Life is pure chaos, we are constantly in conflict: with other people, with ourselves, with our environment. I think everyone finds these topics exciting, they move us.
Some of your pictures show violent protests. How close do you dare to get to the events?
I'm as close as I have to be and as far away as I can be. Distance is on my mind. For me it is important to have a certain inner peace and to be focused without thinking a lot. Because that only hurts. At the G20 protests in Hamburg in 2017, I constantly followed those at the crux of the unrest. But many of my pictures were taken further away from the event, such as the photo of the demonstrator taking a selfie in front of the fire. I often find such scenes more exciting than snapped at the frontline.
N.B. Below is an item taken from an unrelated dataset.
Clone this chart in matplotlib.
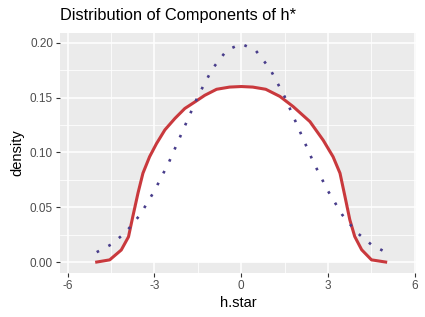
import numpy as np
import matplotlib.pyplot as plt

plt.rcParams['font.family'] = ['Liberation Sans', 'DejaVu Sans']

# values
red_x = [-5, -4.55, -4.15, -3.9, -3.75, -3.57, -3.4, -3.17, -2.93, -2.64, -2.29, -1.95, -1.6, -1.26,
         -0.85, -0.4, 0, 0.4, 0.85, 1.34, 1.8, 2.38, 2.84, 3.18, 3.42, 3.59, 3.76, 3.93, 4.17, 4.51, 5]
red_y = [0.000, 0.002, 0.011, 0.023, 0.0415, 0.063, 0.081, 0.096, 0.108, 0.1205, 0.131, 0.140, 0.146, 0.152,
         0.1575, 0.1595, 0.160, 0.1595, 0.1575, 0.151, 0.1417, 0.128, 0.111, 0.096, 0.081, 0.060, 0.0385,
         0.0233, 0.0112, 0.002, 0.000]

blue_x = [-5, -4.5, -4, -3.5, -3, -2.5, -2, -1.5, -1, -0.5, 0, 0.5, 1, 1.5, 2, 2.5, 3, 3.5, 4, 4.5, 5]
blue_y = [0.009, 0.016, 0.027, 0.043, 0.065, 0.091, 0.121, 0.151, 0.176, 0.193, 0.199,
          0.193, 0.176, 0.151, 0.121, 0.091, 0.065, 0.043, 0.027, 0.016, 0.009]

x_ticks = [-6, -3, 0, 3, 6]
y_ticks = [0.00, 0.05, 0.10, 0.15, 0.20]

fig = plt.figure(figsize=(4.25, 3.17), dpi=100)
ax = fig.add_axes([0.1412, 0.1388, 0.8376, 0.7571])
ax.set_facecolor('#EBEBEB')
for s in ax.spines.values():
    s.set_visible(False)

ax.set_xlim(-6.27, 6.05)
ax.set_ylim(-0.00998, 0.2088)
ax.set_xticks(x_ticks)
ax.set_xticklabels([str(t) for t in x_ticks])
ax.set_yticks(y_ticks)
ax.set_yticklabels(['%.2f' % t for t in y_ticks])
ax.set_xticks([-4.5, -1.5, 1.5, 4.5], minor=True)
ax.set_yticks([0.025, 0.075, 0.125, 0.175], minor=True)
ax.grid(which='major', color='white', linewidth=1.1)
ax.grid(which='minor', color='white', linewidth=0.55)
ax.set_axisbelow(True)
ax.tick_params(which='major', length=3, width=0.8, color='#333333', labelcolor='#4D4D4D',
               labelsize=8.5, pad=2)
ax.tick_params(which='minor', length=0)

ax.fill_between(red_x, red_y, 0, color='white', zorder=2, linewidth=0)
ax.plot(red_x, red_y, color='#C9393D', linewidth=2.2, zorder=3, solid_joinstyle='round')
ax.plot(blue_x, blue_y, color='#483D8B', linewidth=1.9, linestyle=(0, (1, 4)), zorder=4)

ax.set_xlabel('h.star', fontsize=10.5, labelpad=3)
ax.set_ylabel('density', fontsize=10.5, labelpad=4)
fig.text(0.1412, 0.952, 'Distribution of Components of h*', fontsize=11.8, va='center', ha='left')

fig.savefig('out.png', dpi=100)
Have you ever been in danger while taking photographs?
Every photograph I take has the potential to cause problems for me and others - either at the moment of taking it or later. In the case of the selfie picture, for example, there were problems. It was used on the front page of the ZEIT newspaper, the girl was recognised and had to explain herself. She said was then that she wanted to send the selfie to her mother to let her know that everything was okay.
Do you have a favourite subject?
It's hard to say. For me personally, the story I photographed in Palestine was new because I had never been there. But the G20 pictures were also important, because it was the first time that I consciously took documentary photos.